Plaintiff also argues that his and Escobar's testimony that the plank extended either six or twelve inches past the scaffold support must be wrong because according to the analysis of Bloomfield Associates' expert it would be "mathematically impossible" for the plank to have tipped. We reject this argument as mischaracterizing the testimony of Bloomfield Associates' expert. Bloomfield Associates' expert testified that the plank would not have tipped had it extended beyond the support either by six or twelve inches. That testimony does not mean that the plank, therefore, did extend eighteen or more inches beyond the support. In other words, the analysis of one expert does not establish a basis for a fact that simply is not in evidence.

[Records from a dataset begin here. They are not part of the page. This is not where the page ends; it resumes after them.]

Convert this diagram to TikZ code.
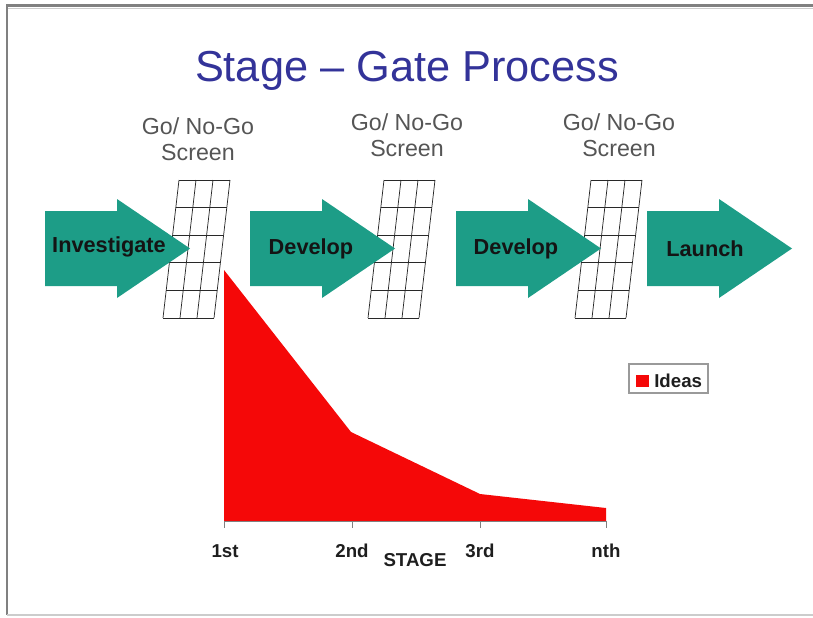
\documentclass[tikz,border=0pt]{standalone}
\usepackage{fontspec}
\setmainfont{Liberation Sans}
\definecolor{gatetitle}{RGB}{51,51,153}
\definecolor{stageteal}{RGB}{29,157,135}
\definecolor{ideared}{RGB}{245,8,8}
\definecolor{screengray}{RGB}{85,85,85}
\definecolor{framegray}{RGB}{128,128,128}
\begin{document}
\begin{tikzpicture}[x=0.75pt,y=0.75pt,yscale=-1,xscale=1,
  stagearrow/.style={fill=stageteal,draw=none},
  stagelabel/.style={inner sep=0.75pt,font=\fontsize{16.3}{19}\selectfont\bfseries,text={rgb,255:red,20;green,20;blue,20}},
  screenlabel/.style={inner sep=0.75pt,align=center,text=screengray,font=\fontsize{17.4}{19.5}\selectfont},
  gateline/.style={draw={rgb,255:red,40;green,40;blue,40},line width=0.55pt},
  axislabel/.style={inner sep=0.75pt,font=\fontsize{14}{16}\selectfont\bfseries,text={rgb,255:red,30;green,30;blue,30}}]
\useasboundingbox (0,0) rectangle (813,617);

%Shape: Frame
\draw [framegray,line width=2.25pt] (6,6) -- (813,6) ;
\draw [framegray!40,line width=0.75pt] (8,8.5) -- (813,8.5) ;
\draw [framegray,line width=1.5pt] (7,6) -- (7,615) ;
\draw [framegray!40,line width=1.2pt] (7,615) -- (813,615) ;

% Text Node
\node (title) at (407,71) [inner sep=0.75pt,text=gatetitle,font=\fontsize{32.5}{38}\selectfont] {Stage \textendash{} Gate Process};

% Text Node
\node (screen1) at (198,139) [screenlabel] {Go/ No-Go\\Screen};
% Text Node
\node (screen2) at (407,135) [screenlabel] {Go/ No-Go\\Screen};
% Text Node
\node (screen3) at (619,135) [screenlabel] {Go/ No-Go\\Screen};

%Shape: Gate grids
\foreach \gx in {163,368,575} {
  \foreach \i in {0,1,2,3}
    \draw [gateline] (\gx+17*\i+16,180) -- (\gx+17*\i,318) ;
  \foreach \j in {0,1,2,3,4,5}
    \draw [gateline] (\gx+16-16*\j/5,180+27.6*\j) -- (\gx+67-16*\j/5,180+27.6*\j) ;
}

%Shape: Stage arrows
\foreach \ax in {45,250,456,647}
  \fill [stagearrow] (\ax,211) -- (\ax+72,211) -- (\ax+72,199) -- (\ax+145,248.5) -- (\ax+72,298) -- (\ax+72,286) -- (\ax,286) -- cycle ;

% Text Node
\node (investigate) at (109,247) [stagelabel] {Investigate};
% Text Node
\node (develop1) at (311,249) [stagelabel] {Develop};
% Text Node
\node (develop2) at (516,249) [stagelabel] {Develop};
% Text Node
\node (launch) at (705,249) [stagelabel] {Launch};

%Shape: Ideas area
\fill [ideared] (224,270) -- (351,432) -- (480,494) -- (606,508) -- (606,521) -- (224,521) -- cycle ;
%Straight Lines: axis
\draw [framegray,line width=0.75pt] (224,521) -- (606,521) ;
\foreach \tx in {224,352,480,606}
  \draw [framegray,line width=0.75pt] (\tx,521) -- (\tx,528) ;

% Text Node
\node (first) at (225,551) [axislabel] {1st};
% Text Node
\node (second) at (352,551) [axislabel] {2nd};
% Text Node
\node (third) at (480,551) [axislabel] {3rd};
% Text Node
\node (nth) at (606,551) [axislabel] {nth};
% Text Node
\node (stage) at (415,560) [axislabel] {STAGE};

%Shape: Legend
\draw [framegray!80,line width=0.9pt] (629,364) rectangle (708,393) ;
\fill [ideared] (636,375) rectangle (649,387) ;
% Text Node
\node (ideas) at (653,380.5) [axislabel,anchor=west] {Ideas};

\end{tikzpicture}
\end{document}
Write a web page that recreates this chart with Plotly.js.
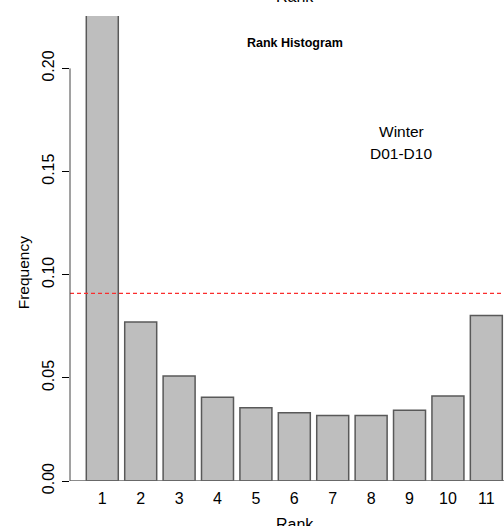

Finally, plaintiff contends Mizel's opinions regarding the OSHA regulations for safety trainings and inspections clearly explained how Bloomfield Associates' and ML Masonry's violations of those regulations contributed to plaintiff's injury. We reject this argument. As we have already explained, there is no evidence in the record that safety trainings or inspections would have prevented plaintiff's fall. Moreover, plaintiff did not testify that a lack of safety training contributed to his injury.
In short, we reject plaintiff's arguments regarding Escobar's testimony and Mizel's opinions concerning safety trainings and inspections. We discern no abuse of discretion in the trial court's decision denying plaintiff's motion for reconsideration.
Affirmed.
I hereby certify that the foregoing is a true copy of the original on file in my office.